As Ryan Larsen once pointed out to me, Joseph did not translate the Book of Mormon, the Book of Moses, Section 7 of the Doctrine and Covenants, or any other document by writing characters in one column and text in another, after first trying to fabricate an "alphabet" out of nothing. Alphabets, of course, require some already translated text to create to help one begin to understand a language. Those who witnessed Joseph translate give zero support for the claims of critics regarding how Joseph translated the Book of Abraham. Joseph translated by revelation, not by studying characters and making countless guesses on each one's meaning.

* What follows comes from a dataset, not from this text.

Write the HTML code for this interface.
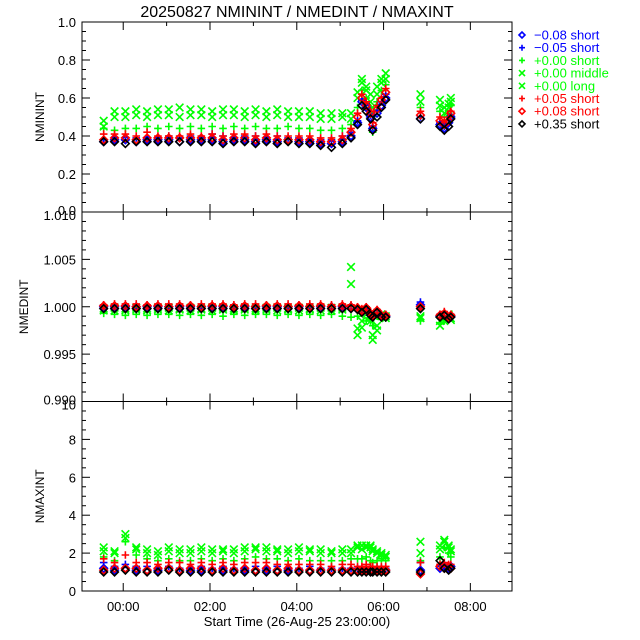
<!DOCTYPE html>
<html><head><meta charset="utf-8"><style>
html,body{margin:0;padding:0;background:#fff}
svg{display:block;font-family:"Liberation Sans",sans-serif}
</style></head><body>
<svg id="c" width="640" height="640" viewBox="0 0 640 640"></svg>
<script>
// ---- data ----
const times = [-0.45,-0.2,0.05,0.3,0.55,0.8,1.05,1.3,1.55,1.8,2.05,2.3,2.55,2.8,3.05,3.3,3.55,3.8,4.05,4.3,4.55,4.8,5.05,5.25,5.4,5.5,5.6,5.7,5.75,5.85,5.95,6.05,6.85,7.3,7.4,7.5,7.55];
const seriesLabels = ["\u22120.08 short","\u22120.05 short","+0.00 short","+0.00 middle","+0.00 long","+0.05 short","+0.08 short","+0.35 short"];
const seriesColors = ["#0000ff","#0000ff","#00ff00","#00ff00","#00ff00","#ff0000","#ff0000","#000000"];
const seriesSymbols = ["diamond","plus","plus","x","x","plus","diamond","diamond"];
// NMININT
const minS0 = [0.37,0.38,0.38,0.37,0.38,0.38,0.38,0.37,0.38,0.38,0.38,0.37,0.38,0.38,0.37,0.38,0.37,0.38,0.37,0.37,0.36,0.36,0.37,0.40,0.47,0.58,0.55,0.50,0.44,0.52,0.56,0.60,0.49,0.46,0.44,0.47,0.50];
const minS1 = [0.38,0.39,0.38,0.39,0.38,0.39,0.40,0.39,0.40,0.39,0.41,0.40,0.39,0.40,0.40,0.39,0.40,0.39,0.39,0.38,0.38,0.38,0.40,0.42,0.48,0.59,0.57,0.51,0.45,0.53,0.58,0.62,0.50,0.47,0.45,0.48,0.51];
const minS2 = [0.44,0.43,0.44,0.44,0.45,0.44,0.45,0.44,0.45,0.44,0.45,0.44,0.45,0.44,0.45,0.44,0.44,0.45,0.44,0.44,0.43,0.43,0.44,0.46,0.55,0.64,0.60,0.55,0.42,0.58,0.64,0.67,0.55,0.53,0.50,0.52,0.56];
const minS3 = [0.48,0.50,0.50,0.51,0.50,0.51,0.51,0.50,0.51,0.51,0.50,0.51,0.51,0.50,0.51,0.50,0.51,0.50,0.50,0.50,0.49,0.49,0.50,0.49,0.60,0.68,0.64,0.58,0.52,0.62,0.68,0.70,0.58,0.56,0.52,0.55,0.58];
const minS4 = [0.45,0.53,0.53,0.54,0.53,0.54,0.54,0.55,0.54,0.54,0.53,0.54,0.54,0.53,0.54,0.53,0.54,0.53,0.53,0.53,0.52,0.52,0.52,0.52,0.63,0.70,0.66,0.62,0.55,0.66,0.70,0.73,0.62,0.59,0.55,0.57,0.60];
const minS5 = [0.41,0.41,0.41,0.40,0.42,0.40,0.40,0.40,0.41,0.40,0.41,0.40,0.41,0.41,0.40,0.41,0.40,0.40,0.40,0.40,0.39,0.39,0.40,0.44,0.52,0.62,0.58,0.53,0.47,0.56,0.60,0.65,0.53,0.50,0.48,0.50,0.53];
const minS6 = [0.38,0.39,0.39,0.38,0.39,0.39,0.39,0.39,0.39,0.39,0.39,0.38,0.39,0.39,0.38,0.39,0.38,0.38,0.38,0.38,0.37,0.37,0.38,0.42,0.50,0.60,0.56,0.52,0.46,0.54,0.59,0.63,0.51,0.48,0.46,0.48,0.52];
const minS7 = [0.37,0.37,0.36,0.37,0.37,0.37,0.37,0.37,0.37,0.37,0.37,0.36,0.37,0.37,0.36,0.37,0.36,0.37,0.36,0.36,0.35,0.34,0.36,0.39,0.46,0.56,0.53,0.49,0.43,0.50,0.55,0.59,0.49,0.45,0.43,0.45,0.49];
// NMEDINT
const medS0 = [1.0000,1.0000,1.0000,1.0000,1.0000,1.0000,1.0000,1.0000,1.0000,1.0000,1.0000,1.0000,1.0000,1.0000,1.0000,1.0000,1.0000,1.0000,1.0000,1.0000,1.0000,1.0000,1.0000,1.0000,0.9998,0.9995,0.9998,0.9992,0.9990,0.9995,0.9990,0.9990,1.0002,0.9990,0.9992,0.9988,0.9990];
const medS1 = [1.0002,1.0001,1.0001,1.0001,1.0000,1.0001,1.0001,1.0000,1.0001,1.0000,1.0001,1.0001,1.0000,1.0001,1.0000,1.0001,1.0001,1.0000,1.0001,1.0000,1.0001,1.0001,1.0000,1.0001,0.9998,0.9996,0.9998,0.9993,0.9990,0.9996,0.9990,0.9991,1.0005,0.9992,0.9993,0.9989,0.9991];
const medS2 = [0.9993,0.9992,0.9991,0.9992,0.9991,0.9992,0.9992,0.9991,0.9992,0.9991,0.9992,0.9990,0.9992,0.9991,0.9992,0.9992,0.9991,0.9992,0.9991,0.9992,0.9991,0.9992,0.9990,0.9989,0.9990,0.9995,0.9985,0.9985,0.9980,0.9990,0.9988,0.9988,0.9985,0.9983,0.9985,0.9988,0.9990];
const medS3 = [0.9996,0.9996,0.9996,0.9997,0.9996,0.9997,0.9996,0.9997,0.9996,0.9997,0.9996,0.9997,0.9996,0.9997,0.9996,0.9997,0.9996,0.9997,0.9996,0.9997,0.9996,0.9996,0.9997,1.0042,0.9970,0.9978,0.9995,0.9990,0.9965,0.9975,0.9990,0.9988,0.9988,0.9980,0.9985,0.9990,0.9986];
const medS4 = [0.9998,0.9999,0.9998,0.9999,0.9998,0.9999,0.9999,0.9998,0.9999,0.9998,0.9999,0.9999,0.9998,0.9999,0.9998,0.9999,0.9999,0.9998,0.9999,0.9998,0.9999,0.9999,0.9999,1.0024,0.9977,0.9985,0.9992,0.9985,0.9970,0.9980,0.9992,0.9990,0.9990,0.9985,0.9988,0.9992,0.9988];
const medS5 = [1.0002,1.0003,1.0003,1.0003,1.0002,1.0003,1.0003,1.0003,1.0002,1.0003,1.0003,1.0003,1.0002,1.0003,1.0003,1.0002,1.0003,1.0003,1.0002,1.0003,1.0003,1.0002,1.0003,1.0002,1.0000,0.9998,1.0000,0.9995,0.9992,0.9997,0.9992,0.9992,1.0000,0.9992,0.9995,0.9990,0.9992];
const medS6 = [1.0001,1.0001,1.0001,1.0000,1.0001,1.0001,1.0000,1.0001,1.0001,1.0000,1.0001,1.0001,1.0000,1.0001,1.0000,1.0001,1.0001,1.0000,1.0001,1.0000,1.0001,1.0000,1.0001,1.0000,0.9999,0.9996,0.9999,0.9993,0.9991,0.9996,0.9991,0.9991,1.0000,0.9991,0.9993,0.9989,0.9991];
const medS7 = [0.9998,0.9998,0.9998,0.9998,0.9998,0.9998,0.9998,0.9998,0.9998,0.9998,0.9998,0.9998,0.9998,0.9998,0.9998,0.9998,0.9998,0.9998,0.9998,0.9998,0.9998,0.9998,0.9998,0.9998,0.9997,0.9994,0.9997,0.9991,0.9989,0.9994,0.9989,0.9989,0.9998,0.9989,0.9991,0.9987,0.9989];
// NMAXINT
const maxS0 = [1.2,1.1,1.2,1.1,1.1,1.1,1.2,1.1,1.1,1.1,1.1,1.1,1.1,1.1,1.1,1.1,1.1,1.1,1.1,1.1,1.1,1.1,1.1,1.1,1.1,1.1,1.1,1.1,1.1,1.1,1.1,1.1,1.1,1.2,1.3,1.2,1.3];
const maxS1 = [1.5,1.3,1.4,1.3,1.3,1.2,1.3,1.2,1.2,1.3,1.2,1.3,1.2,1.2,1.3,1.2,1.3,1.2,1.2,1.3,1.2,1.2,1.2,1.2,1.2,1.2,1.2,1.2,1.2,1.2,1.2,1.2,1.5,1.3,1.4,1.3,1.3];
const maxS2 = [1.8,1.6,2.6,1.9,1.7,1.6,1.7,1.6,1.6,1.7,1.6,1.7,1.6,1.7,1.8,1.7,1.7,1.6,1.7,1.6,1.6,1.6,1.6,1.7,1.7,1.7,1.8,1.6,1.5,1.6,1.7,1.6,1.6,1.8,2.3,2.0,1.8];
const maxS3 = [2.1,2.0,3.0,2.2,2.0,1.9,2.1,2.0,2.0,2.1,2.0,2.1,2.0,2.1,2.2,2.1,2.1,2.0,2.1,2.1,2.0,2.0,2.0,2.0,2.4,2.2,2.4,2.3,2.2,2.0,1.9,1.8,2.6,2.2,2.7,2.4,2.2];
const maxS4 = [2.3,2.1,2.8,2.3,2.2,2.1,2.3,2.2,2.2,2.3,2.2,2.2,2.2,2.3,2.3,2.3,2.2,2.2,2.3,2.2,2.2,2.1,2.2,2.2,2.3,2.4,2.3,2.4,2.1,2.1,2.0,1.9,2.0,2.4,2.6,2.3,2.1];
const maxS5 = [1.7,1.5,1.9,1.5,1.5,1.4,1.5,1.5,1.4,1.5,1.4,1.5,1.4,1.5,1.5,1.5,1.4,1.4,1.4,1.4,1.4,1.3,1.4,1.4,1.3,1.3,1.4,1.3,1.3,1.3,1.3,1.3,1.5,1.4,1.5,1.4,1.4];
const maxS6 = [1.1,1.2,1.2,1.2,1.1,1.2,1.2,1.1,1.2,1.2,1.1,1.2,1.1,1.2,1.1,1.2,1.1,1.2,1.1,1.1,1.1,1.1,1.1,1.1,1.1,1.1,1.1,1.1,1.1,1.1,1.1,1.1,0.9,1.3,1.2,1.3,1.2];
const maxS7 = [1.0,1.0,1.1,1.0,1.0,1.0,1.1,1.0,1.0,1.0,1.0,1.0,1.0,1.0,1.0,1.0,1.0,1.0,1.0,1.0,1.0,1.0,1.0,1.0,1.0,1.0,1.0,1.0,1.0,1.0,1.0,1.0,1.0,1.6,1.2,1.1,1.2];
const xTickLabels = ["00:00","02:00","04:00","06:00","08:00"];
const xTickValues = [0,2,4,6,8];
const topTicks = ["0.0","0.2","0.4","0.6","0.8","1.0"];
const midTicks = ["0.990","0.995","1.000","1.005","1.010"];
const botTicks = ["0","2","4","6","8","10"];

// ---- layout ----
const svg = document.getElementById('c');
const NS = 'http://www.w3.org/2000/svg';
const L = 82, R = 512, X0 = -0.95, X1 = 8.96;
const xs = t => L + (t - X0) / (X1 - X0) * (R - L);
function mk(tag, attrs, parent){ const e = document.createElementNS(NS, tag); for (const k in attrs) e.setAttribute(k, attrs[k]); (parent||svg).appendChild(e); return e; }
function marker(g, sym, x, y, col, s){
  s = s || 3.8;
  let d;
  if (sym==='diamond') d=`M${x-s} ${y}L${x} ${y-s}L${x+s} ${y}L${x} ${y+s}Z`;
  else if (sym==='plus') d=`M${x-s} ${y}H${x+s}M${x} ${y-s}V${y+s}`;
  else d=`M${x-s} ${y-s}L${x+s} ${y+s}M${x-s} ${y+s}L${x+s} ${y-s}`;
  const p = mk('path',{d:d,stroke:col,'stroke-width':1.6,fill:'none'},g);
  
  
}
const panels = [
  {name:'nminint', title:'NMININT', top:22, bot:212, y0:0, y1:1, ticks:topTicks, major:0.2, minor:0.05, series:[minS0,minS1,minS2,minS3,minS4,minS5,minS6,minS7]},
  {name:'nmedint', title:'NMEDINT', top:212, bot:401.5, y0:0.99, y1:1.01, ticks:midTicks, major:0.005, minor:0.001, series:[medS0,medS1,medS2,medS3,medS4,medS5,medS6,medS7]},
  {name:'nmaxint', title:'NMAXINT', top:401.5, bot:591, y0:0, y1:10, ticks:botTicks, major:2, minor:0.5, series:[maxS0,maxS1,maxS2,maxS3,maxS4,maxS5,maxS6,maxS7]}
];
const drawOrder = [3,4,2,0,1,5,6,7];
panels.forEach((p, pi) => {
  const g = mk('g',{});
  
  
  const ys = v => p.bot - (v - p.y0) / (p.y1 - p.y0) * (p.bot - p.top);
  drawOrder.forEach(si => {
    const sg = mk('g',{},g);
    
    
    p.series[si].forEach((v,i) => {
      if (v < p.y0 || v > p.y1) return;
      marker(sg, seriesSymbols[si], xs(times[i]), ys(v), seriesColors[si]);
    });
  });
  const fr = mk('rect',{x:L,y:p.top,width:R-L,height:p.bot-p.top,fill:'none',stroke:'#000','stroke-width':1},g);
  
  
  const nMinor = Math.round((p.y1-p.y0)/p.minor);
  const per = Math.round(p.major/p.minor);
  for (let k=0;k<=nMinor;k++){
    const y = ys(p.y0 + k*p.minor);
    const len = (k%per===0)?8:4;
    mk('line',{x1:L,x2:L+len,y1:y,y2:y,stroke:'#000'},g);
    mk('line',{x1:R,x2:R-len,y1:y,y2:y,stroke:'#000'},g);
  }
  p.ticks.forEach((t,k) => {
    let y = ys(p.y0+k*p.major)+5;
    if (pi>0 && k===p.ticks.length-1) y += 3;
    if (pi<2 && k===0) y -= 2;
    const tx = mk('text',{x:76,y:y,'text-anchor':'end','font-size':13,fill:'#000'},g);
    tx.textContent = t;
    
    
  });
  for (let h=0; h<=8; h++){
    const x = xs(h); const len = (h%2===0)?8:4;
    mk('line',{x1:x,x2:x,y1:p.bot,y2:p.bot-len,stroke:'#000'},g);
    mk('line',{x1:x,x2:x,y1:p.top,y2:p.top+len,stroke:'#000'},g);
  }
  const yt = mk('text',{x:0,y:0,transform:`translate(${pi===1?28:44},${(p.top+p.bot)/2}) rotate(-90)`,'text-anchor':'middle','font-size':12,fill:'#000'},g);
  yt.textContent = p.title;
  
  
});
xTickLabels.forEach((t,i) => {
  const tx = mk('text',{x:xs(xTickValues[i]),y:611,'text-anchor':'middle','font-size':13,fill:'#000'});
  tx.textContent = t;
  
  
});
const xt = mk('text',{x:297,y:626,'text-anchor':'middle','font-size':13,fill:'#000'});
xt.textContent = 'Start Time (26-Aug-25 23:00:00)';


const ti = mk('text',{x:297,y:17,'text-anchor':'middle','font-size':16,fill:'#000'});
ti.textContent = '20250827 NMININT / NMEDINT / NMAXINT';


seriesLabels.forEach((lab,i) => {
  const y = 35 + i*12.7;
  const lg = mk('g',{});
  
  
  marker(lg, seriesSymbols[i], 522, y, seriesColors[i], 3);
  const tx = mk('text',{x:534,y:y+4.5,'font-size':13,fill:seriesColors[i]},lg);
  tx.textContent = lab;
});
</script>
</body></html>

Frederick G. Williams copied the characters and translation from Cowdery

At least some of the documents I've discussed in related posts and articles, a few of which are mentioned here, are ones that I think Dan has at least briefly seen due to his responses to some of my posts here and articles at Interpreter, which adds to my disappointment of the neglect of the arguments and documents I've mentioned.

I'm only a few pages into Vogel's book, but already I am not convinced that this work really is a dispassionate consideration of the relevant documents, unless relevant means "documents that support one's point of view." But of course, how can one suddenly become dispassionate about something one is already quite passionate about? That passion, of course, can sometimes lead even the best of scholars to overlook conflicting views and evidence.